The book ‘one blood, one race’ points out (correctly in my view) that humanity is divided into just two races. Differences in skin colour, eye shape and other physical characteristics are merely physical and NOT racial, every single human being on this planet is descended from Adam. Black, white, oriental, aboriginal, or whatever our ancestry, we are all related and we all need Christ. The only thing which truly separates us is how we respond to the message of the gospel. The racial divide every human on the planet should b e concerned about is this one:
So … are you: dead in sin? — or born again?
OK, so HOW do we apply this today? Clearly you will have anticipated that I am saying VERY strongly that our ethnicity, our skin colour, what language we speak, or any other ethnic identifiers are irrelevant in the church. Sometimes I actually think we make things worse in churches. I hear of black churches or gypsy churches or Indian churches, youth churches, family churches and so on. Are they really helping us to show the world that Christ breaks down the barriers which divide us? Aren’t they rather perpetuating them? If you’ve ever been in a church where you feel unwelcome, you will know what I am talking about. Any Christian should be able to walk into any church in any part of the world and feel like they are home. THIS church should feel like home for any Christian. Regardless of where they are from.
Galatians 3:26-29 (ESV): ‘for in Christ Jesus you are all sons of God, through faith. For as many of you as were baptised into Christ have put on Christ. There is neither Jew nor Greek, there is neither slave nor free, there is no male and female, for you are all one in Christ Jesus. And if you are Christ’s, then you are Abraham’s offspring, heirs according to promise’.
Note:
- Neither Jew, nor Greek – Ethnic divisions are meaningless in Christ.

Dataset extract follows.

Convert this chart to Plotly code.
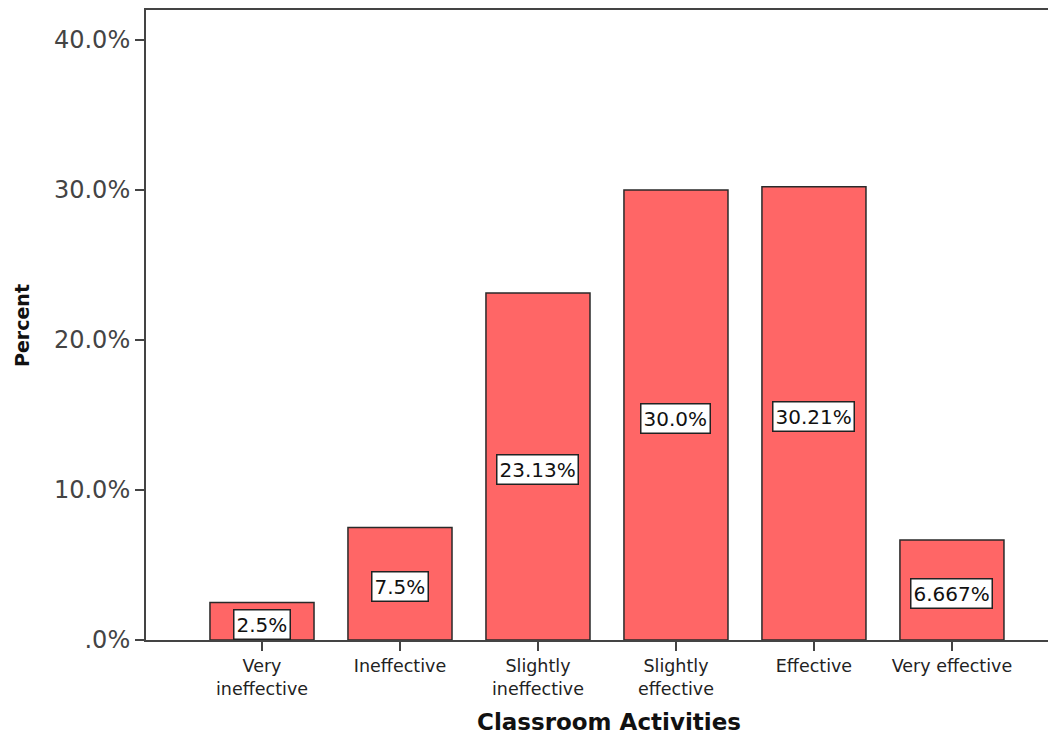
import plotly.graph_objects as go

categories = ["Very<br>ineffective", "Ineffective", "Slightly<br>ineffective",
              "Slightly<br>effective", "Effective", "Very effective"]
values = [2.5, 7.5, 23.13, 30.0, 30.21, 6.667]
value_labels = ["2.5%", "7.5%", "23.13%", "30.0%", "30.21%", "6.667%"]
y_tick_vals = [0, 10, 20, 30, 40]
y_tick_text = [".0%", "10.0%", "20.0%", "30.0%", "40.0%"]

x_pos = list(range(len(categories)))
FONT = "DejaVu Sans, Verdana, sans-serif"

fig = go.Figure()
fig.add_trace(go.Bar(
    x=x_pos, y=values, width=0.754,
    marker=dict(color="#ff6666", line=dict(color="#2a2a2a", width=1.5)),
    hoverinfo="skip",
))

for xi, v, lab in zip(x_pos, values, value_labels):
    fig.add_annotation(
        x=xi, y=v / 2, xref="x", yref="y", text=lab, showarrow=False,
        font=dict(family=FONT, size=20, color="#111111"),
        bgcolor="white", bordercolor="#222222", borderwidth=1.5, borderpad=2,
        yshift=-3,
    )

# axis titles
fig.add_annotation(
    x=-0.1351, y=0.5, xref="paper", yref="paper", text="<b>Percent</b>",
    textangle=-90, showarrow=False, xanchor="center", yanchor="middle",
    font=dict(family=FONT, size=19, color="#111111"),
)
fig.add_annotation(
    x=0.5044, y=-0.1302, xref="paper", yref="paper", text="<b>Classroom Activities</b>",
    showarrow=False, xanchor="center", yanchor="middle",
    font=dict(family=FONT, size=23, color="#111111"),
)

fig.update_layout(
    width=1056, height=738,
    margin=dict(l=138, r=0, t=2, b=106),
    paper_bgcolor="white", plot_bgcolor="white",
    showlegend=False,
    font=dict(family=FONT),
)
fig.update_xaxes(
    range=[-0.8406, 5.812],
    tickvals=x_pos, ticktext=categories,
    tickfont=dict(family=FONT, size=17.5, color="#222222"),
    ticks="outside", ticklen=9, tickwidth=2, tickcolor="#444444",
    showline=True, linecolor="#444444", linewidth=2, mirror=True,
    showgrid=False, zeroline=False, automargin=False,
)
fig.update_yaxes(
    range=[0, 42],
    tickvals=y_tick_vals, ticktext=y_tick_text,
    tickfont=dict(family=FONT, size=24, color="#444444"),
    ticks="outside", ticklen=9, tickwidth=2, tickcolor="#444444",
    showline=True, linecolor="#444444", linewidth=2,
    showgrid=False, zeroline=False, automargin=False,
)

fig.write_html("out.html")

- Slave nor Free – economic/social divisions are meaningless in Christ.
- Male nor Female – sex / gender divisions are meaningless in Christ.
All divisions and barriers between people are broken down, done away with in Christ Jesus. We are ALL Abraham’s offspring and heirs to the promise of God.
We leave this week with Naomi and her two daughters-in-law facing destitution. No husband for any of them, no hope of provision. And in a foreign land, what is Naomi to do? We leave them this morning with a hopeless outlook. What will happen to them?
I really encourage you to read the whole book this week. It will only take about 15-20 minutes. I was going to do it this morning, but ultimately decided against it.